La domanda sorge spontanea: chi è più forte tra i due? La risposta è quella che ci si aspetta: «Sono diversi. Emanuel è meno punta, più esterno d’attacco o trequartista. Samuele è più una seconda punta, su certi aspetti già più smaliziato. Tecnicamente sono simili, anche se Samuele ha più forza e quando corre sembra bruciare il terreno, mentre Emanuel nella corsa è più leggero, sembra volare. Anche lui dovrebbe togliersi di dosso un po’ di umiltà, ma meglio così che non il contrario».

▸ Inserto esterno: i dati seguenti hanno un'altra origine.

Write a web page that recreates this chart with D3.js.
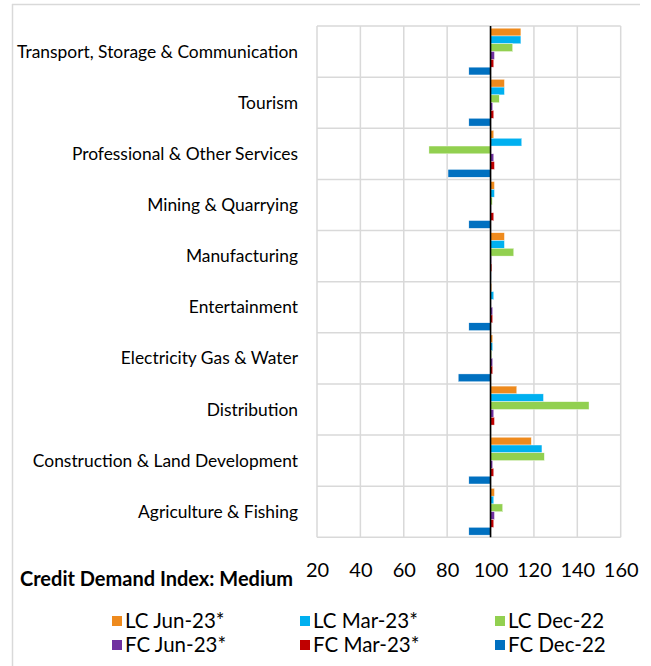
<!DOCTYPE html>
<html>
<head>
<meta charset="utf-8">
<script src="https://cdn.jsdelivr.net/npm/d3@7"></script>
<style>
  body { margin: 0; background: #fff; }
  svg { display: block; font-family: Lato, "Open Sans", sans-serif; }
</style>
</head>
<body>
<script>
// Sectors, top to bottom
const sectors = [
  "Transport, Storage & Communication",
  "Tourism",
  "Professional & Other Services",
  "Mining & Quarrying",
  "Manufacturing",
  "Entertainment",
  "Electricity Gas & Water",
  "Distribution",
  "Construction & Land Development",
  "Agriculture & Fishing"
];

const seriesNames = ["LC Jun-23*", "LC Mar-23*", "LC Dec-22", "FC Jun-23*", "FC Mar-23*", "FC Dec-22"];
const seriesColors = ["#EE8A1D", "#00B0F0", "#92D050", "#7030A0", "#C00000", "#0070C0"];

// values per series, same order as sectors
const lcJun23 = [114, 106.4, 101.5, 101.8, 106.4, 100.5, 101, 112.1, 118.8, 101.8];
const lcMar23 = [114, 106.4, 114.4, 101.8, 106.4, 101.5, 101, 124.4, 123.7, 101.5];
const lcDec22 = [110.2, 104, 71.6, 100.8, 110.7, 100, 100.5, 145.4, 124.8, 105.6];
const fcJun23 = [101.8, 101, 101.5, 100.3, 100.4, 101, 101, 101.5, 101, 101.8];
const fcMar23 = [101.5, 101.5, 101.8, 101.5, 100.6, 101, 101, 101.8, 101.5, 101.5];
const fcDec22 = [90, 90, 80.4, 90, 100.3, 90, 85.1, 100, 90, 90];
const seriesValues = [lcJun23, lcMar23, lcDec22, fcJun23, fcMar23, fcDec22];

const xTicks = [20, 40, 60, 80, 100, 120, 140, 160];
const baseValue = 100;

const W = 651, H = 666;
const plot = { left: 317, right: 620.7, top: 26, bottom: 537.3 };

const svg = d3.select("body").append("svg")
  .attr("width", W)
  .attr("height", H);

// outer chart frame (only top and left edges are visible)
svg.append("line").attr("x1", 12).attr("x2", 640).attr("y1", 4.5).attr("y2", 4.5)
  .attr("stroke", "#d9d9d9").attr("stroke-width", 1.5);
svg.append("line").attr("x1", 12.5).attr("x2", 12.5).attr("y1", 4).attr("y2", H)
  .attr("stroke", "#d9d9d9").attr("stroke-width", 1.5);

const x = d3.scaleLinear().domain([20, 160]).range([plot.left, plot.right]);
const y = d3.scaleBand().domain(sectors).range([plot.top, plot.bottom]).padding(0);
const ySub = d3.scaleBand().domain(seriesNames).range([0, y.bandwidth()]).paddingOuter(0.28).paddingInner(0);

// gridlines
const grid = svg.append("g").attr("stroke", "#d9d9d9").attr("stroke-width", 1.5);
grid.selectAll("line.v").data(xTicks).enter().append("line")
  .attr("class", "v")
  .attr("x1", d => x(d)).attr("x2", d => x(d))
  .attr("y1", plot.top).attr("y2", plot.bottom);
grid.selectAll("line.h").data(sectors.concat(["__end"])).enter().append("line")
  .attr("class", "h")
  .attr("x1", plot.left).attr("x2", plot.right)
  .attr("y1", d => d === "__end" ? plot.bottom : y(d))
  .attr("y2", d => d === "__end" ? plot.bottom : y(d));

// bars
const rows = [];
sectors.forEach((s, i) => {
  seriesNames.forEach((n, j) => {
    rows.push({ sector: s, series: n, value: seriesValues[j][i], color: seriesColors[j] });
  });
});

svg.append("g").selectAll("rect").data(rows).enter().append("rect")
  .attr("x", d => x(Math.min(d.value, baseValue)))
  .attr("width", d => Math.abs(x(d.value) - x(baseValue)))
  .attr("y", d => y(d.sector) + ySub(d.series))
  .attr("height", ySub.bandwidth())
  .attr("fill", d => d.color)
  .attr("stroke", "#fff")
  .attr("stroke-width", 0.4);

// vertical axis line at 100
svg.append("line")
  .attr("x1", x(baseValue)).attr("x2", x(baseValue))
  .attr("y1", plot.top).attr("y2", plot.bottom)
  .attr("stroke", "#000").attr("stroke-width", 1.6);

// category labels
svg.append("g").selectAll("text").data(sectors).enter().append("text")
  .attr("x", 298)
  .attr("y", d => y(d) + y.bandwidth() / 2)
  .attr("dy", "0.35em")
  .attr("text-anchor", "end")
  .style("font-size", "17.4px")
  .style("fill", "#000")
  .text(d => d);

// x axis tick labels
const xAxis = svg.append("g")
  .attr("transform", `translate(0, ${plot.bottom})`)
  .call(d3.axisBottom(x).tickValues(xTicks).tickSize(0).tickFormat(d3.format("d")));
xAxis.select(".domain").remove();
xAxis.selectAll("text")
  .attr("y", 40)
  .attr("dy", 0)
  .style("font-family", "Lato, 'Open Sans', sans-serif")
  .style("font-size", "20px")
  .style("fill", "#000");

// axis title
svg.append("text")
  .attr("x", 20)
  .attr("y", 586)
  .style("font-size", "20px")
  .style("font-weight", "bold")
  .style("fill", "#000")
  .text("Credit Demand Index: Medium");

// legend
const legendCols = [112, 300, 495];
const legendRows = [621, 645];
const legend = svg.append("g").selectAll("g").data(seriesNames).enter().append("g")
  .attr("transform", (d, i) => `translate(${legendCols[i % 3]}, ${legendRows[Math.floor(i / 3)]})`);
legend.append("rect")
  .attr("x", 0).attr("y", -5).attr("width", 10).attr("height", 10)
  .attr("fill", (d, i) => seriesColors[i]);
legend.append("text")
  .attr("x", 13).attr("y", 0).attr("dy", "0.35em")
  .style("font-size", "20.5px")
  .style("fill", "#000")
  .text(d => d);
</script>
</body>
</html>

Al piccolo Vignato è anche legato il ricordo più bello della carriera di Lonzar da allenatore, la vittoria nel torneo di Abano nel 2018 riservato agli Under 14. «In quei giorni gliene ho viste fare di tutti i colori», ricorda con un po’ di nostalgia. «Giocavamo contro squadre fortissime, Chelsea, Porto, Dinamo Kiev, Fiorentina… ma lui era troppo più forte di tutti». Una supremazia confermata dai numeri; 14 gol in sei partite e premio come miglior giocatore del torneo: «È stata una cavalcata incredibile. All’esordio eravamo 0-3 dopo 15’ e 1-4 a inizio ripresa, e l’abbiamo vinta 5-4. La seconda partita l’abbiamo pareggiata in pieno recupero. Alla quarta, per passare il girone dovevamo vincere con quattro gol di scarto: li ha segnati tutti Samuele, tutti nel primo tempo». Poi un netto 5-0 al Chelsea in semifinale e 2-1 alla Fiorentina, la squadra migliore del torneo, con doppietta di Vignato. «A fine partita ero in lacrime e ho ringraziato tutti i ragazzi. Avevamo fatto una cosa impensabile».

 

Un buon maestro sa però quando usare il bastone e quando la carota: «Ricordo che una volta lo mandai in tribuna perché non mi era piaciuto, non aveva dato il massimo. Lui non ha detto una parola, ha capito e non ha fatto il minimo problema. Anche per questo si fa adorare: è sempre stato il più forte, ma gli vogliono tutti bene». C’è però qualcosa che Lonzar riconosce di aver fatto per aiutarlo a crescere? «Credo semplicemente di averlo messo nelle condizioni migliori per esprimersi. Se poi ho influito in qualche modo, magari, me lo dirà lui. Ma sarebbe venuto fuori anche senza me».